■ **DESCRIPTION OF THE TASK**
Below is a block of records; reproduce all of them exactly and leave out any pictures.

(Figure scripts)
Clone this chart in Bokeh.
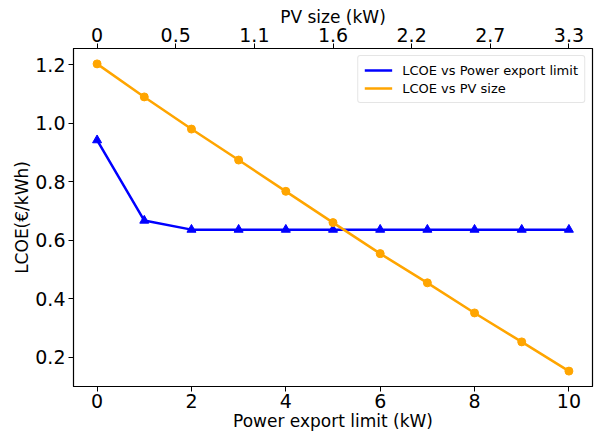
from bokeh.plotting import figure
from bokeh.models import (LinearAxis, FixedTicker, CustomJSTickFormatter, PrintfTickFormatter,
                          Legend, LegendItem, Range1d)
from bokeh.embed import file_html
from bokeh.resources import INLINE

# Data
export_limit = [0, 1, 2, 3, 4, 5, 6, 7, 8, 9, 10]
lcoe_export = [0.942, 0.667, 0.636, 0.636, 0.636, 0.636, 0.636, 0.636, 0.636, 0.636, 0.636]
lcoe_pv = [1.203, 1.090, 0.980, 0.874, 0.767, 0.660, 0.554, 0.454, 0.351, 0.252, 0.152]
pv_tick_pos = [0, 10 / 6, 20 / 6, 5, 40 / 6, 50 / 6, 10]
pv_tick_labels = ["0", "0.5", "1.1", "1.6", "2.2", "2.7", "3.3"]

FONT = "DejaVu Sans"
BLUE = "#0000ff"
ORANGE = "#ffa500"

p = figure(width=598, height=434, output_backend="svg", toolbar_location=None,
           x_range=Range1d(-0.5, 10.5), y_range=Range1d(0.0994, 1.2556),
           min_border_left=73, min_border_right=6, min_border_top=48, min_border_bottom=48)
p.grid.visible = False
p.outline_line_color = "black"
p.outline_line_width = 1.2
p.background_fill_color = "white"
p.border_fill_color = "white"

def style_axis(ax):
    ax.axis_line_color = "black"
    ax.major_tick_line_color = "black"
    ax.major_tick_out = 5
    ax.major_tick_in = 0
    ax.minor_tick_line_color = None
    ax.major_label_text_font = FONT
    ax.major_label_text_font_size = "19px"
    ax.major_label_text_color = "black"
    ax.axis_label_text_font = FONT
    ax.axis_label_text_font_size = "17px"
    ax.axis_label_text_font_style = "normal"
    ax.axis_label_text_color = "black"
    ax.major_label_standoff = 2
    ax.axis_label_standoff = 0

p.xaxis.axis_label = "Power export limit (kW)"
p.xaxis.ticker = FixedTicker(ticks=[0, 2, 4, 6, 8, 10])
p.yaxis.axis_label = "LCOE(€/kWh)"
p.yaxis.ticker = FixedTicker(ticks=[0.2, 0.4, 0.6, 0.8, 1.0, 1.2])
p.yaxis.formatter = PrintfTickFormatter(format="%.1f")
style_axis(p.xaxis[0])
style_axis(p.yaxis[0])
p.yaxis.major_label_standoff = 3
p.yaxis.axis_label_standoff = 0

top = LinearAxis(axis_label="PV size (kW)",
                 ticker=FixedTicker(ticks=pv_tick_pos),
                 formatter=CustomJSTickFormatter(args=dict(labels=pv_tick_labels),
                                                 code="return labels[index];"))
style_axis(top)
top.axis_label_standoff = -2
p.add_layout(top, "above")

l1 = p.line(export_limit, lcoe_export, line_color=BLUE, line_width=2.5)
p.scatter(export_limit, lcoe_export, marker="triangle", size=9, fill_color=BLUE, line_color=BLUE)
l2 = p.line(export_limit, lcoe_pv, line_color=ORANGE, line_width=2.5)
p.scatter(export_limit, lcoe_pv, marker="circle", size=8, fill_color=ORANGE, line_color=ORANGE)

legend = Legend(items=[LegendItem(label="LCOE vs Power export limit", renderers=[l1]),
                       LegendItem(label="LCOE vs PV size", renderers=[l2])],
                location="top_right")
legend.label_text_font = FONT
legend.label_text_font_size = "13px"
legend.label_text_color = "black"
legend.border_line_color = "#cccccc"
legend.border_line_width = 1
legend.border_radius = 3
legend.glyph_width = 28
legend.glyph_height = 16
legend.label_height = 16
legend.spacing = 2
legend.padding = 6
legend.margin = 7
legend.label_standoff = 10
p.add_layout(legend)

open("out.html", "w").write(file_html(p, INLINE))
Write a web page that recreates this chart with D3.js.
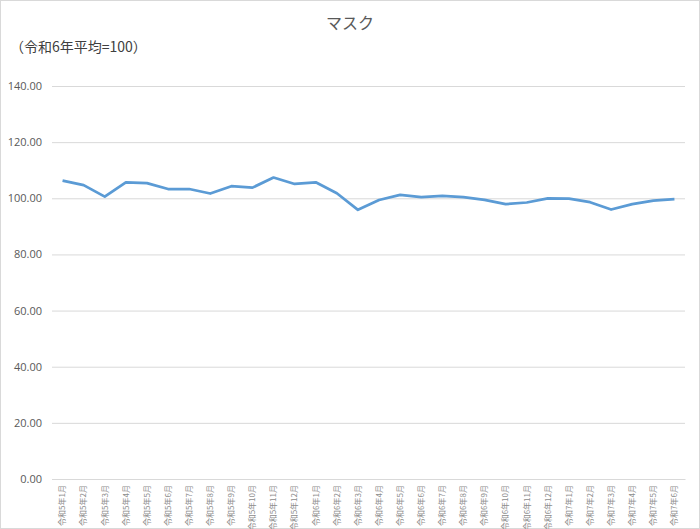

■ **THE SOLUTION**
Clone this chart in Bokeh.
from bokeh.plotting import figure
from bokeh.models import (LinearAxis, FixedTicker, CustomJSTickFormatter, PrintfTickFormatter,
                          Legend, LegendItem, Range1d)
from bokeh.embed import file_html
from bokeh.resources import INLINE

# Data
export_limit = [0, 1, 2, 3, 4, 5, 6, 7, 8, 9, 10]
lcoe_export = [0.942, 0.667, 0.636, 0.636, 0.636, 0.636, 0.636, 0.636, 0.636, 0.636, 0.636]
lcoe_pv = [1.203, 1.090, 0.980, 0.874, 0.767, 0.660, 0.554, 0.454, 0.351, 0.252, 0.152]
pv_tick_pos = [0, 10 / 6, 20 / 6, 5, 40 / 6, 50 / 6, 10]
pv_tick_labels = ["0", "0.5", "1.1", "1.6", "2.2", "2.7", "3.3"]

FONT = "DejaVu Sans"
BLUE = "#0000ff"
ORANGE = "#ffa500"

p = figure(width=598, height=434, output_backend="svg", toolbar_location=None,
           x_range=Range1d(-0.5, 10.5), y_range=Range1d(0.0994, 1.2556),
           min_border_left=73, min_border_right=6, min_border_top=48, min_border_bottom=48)
p.grid.visible = False
p.outline_line_color = "black"
p.outline_line_width = 1.2
p.background_fill_color = "white"
p.border_fill_color = "white"

def style_axis(ax):
    ax.axis_line_color = "black"
    ax.major_tick_line_color = "black"
    ax.major_tick_out = 5
    ax.major_tick_in = 0
    ax.minor_tick_line_color = None
    ax.major_label_text_font = FONT
    ax.major_label_text_font_size = "19px"
    ax.major_label_text_color = "black"
    ax.axis_label_text_font = FONT
    ax.axis_label_text_font_size = "17px"
    ax.axis_label_text_font_style = "normal"
    ax.axis_label_text_color = "black"
    ax.major_label_standoff = 2
    ax.axis_label_standoff = 0

p.xaxis.axis_label = "Power export limit (kW)"
p.xaxis.ticker = FixedTicker(ticks=[0, 2, 4, 6, 8, 10])
p.yaxis.axis_label = "LCOE(€/kWh)"
p.yaxis.ticker = FixedTicker(ticks=[0.2, 0.4, 0.6, 0.8, 1.0, 1.2])
p.yaxis.formatter = PrintfTickFormatter(format="%.1f")
style_axis(p.xaxis[0])
style_axis(p.yaxis[0])
p.yaxis.major_label_standoff = 3
p.yaxis.axis_label_standoff = 0

top = LinearAxis(axis_label="PV size (kW)",
                 ticker=FixedTicker(ticks=pv_tick_pos),
                 formatter=CustomJSTickFormatter(args=dict(labels=pv_tick_labels),
                                                 code="return labels[index];"))
style_axis(top)
top.axis_label_standoff = -2
p.add_layout(top, "above")

l1 = p.line(export_limit, lcoe_export, line_color=BLUE, line_width=2.5)
p.scatter(export_limit, lcoe_export, marker="triangle", size=9, fill_color=BLUE, line_color=BLUE)
l2 = p.line(export_limit, lcoe_pv, line_color=ORANGE, line_width=2.5)
p.scatter(export_limit, lcoe_pv, marker="circle", size=8, fill_color=ORANGE, line_color=ORANGE)

legend = Legend(items=[LegendItem(label="LCOE vs Power export limit", renderers=[l1]),
                       LegendItem(label="LCOE vs PV size", renderers=[l2])],
                location="top_right")
legend.label_text_font = FONT
legend.label_text_font_size = "13px"
legend.label_text_color = "black"
legend.border_line_color = "#cccccc"
legend.border_line_width = 1
legend.border_radius = 3
legend.glyph_width = 28
legend.glyph_height = 16
legend.label_height = 16
legend.spacing = 2
legend.padding = 6
legend.margin = 7
legend.label_standoff = 10
p.add_layout(legend)

open("out.html", "w").write(file_html(p, INLINE))
Write a web page that recreates this chart with D3.js.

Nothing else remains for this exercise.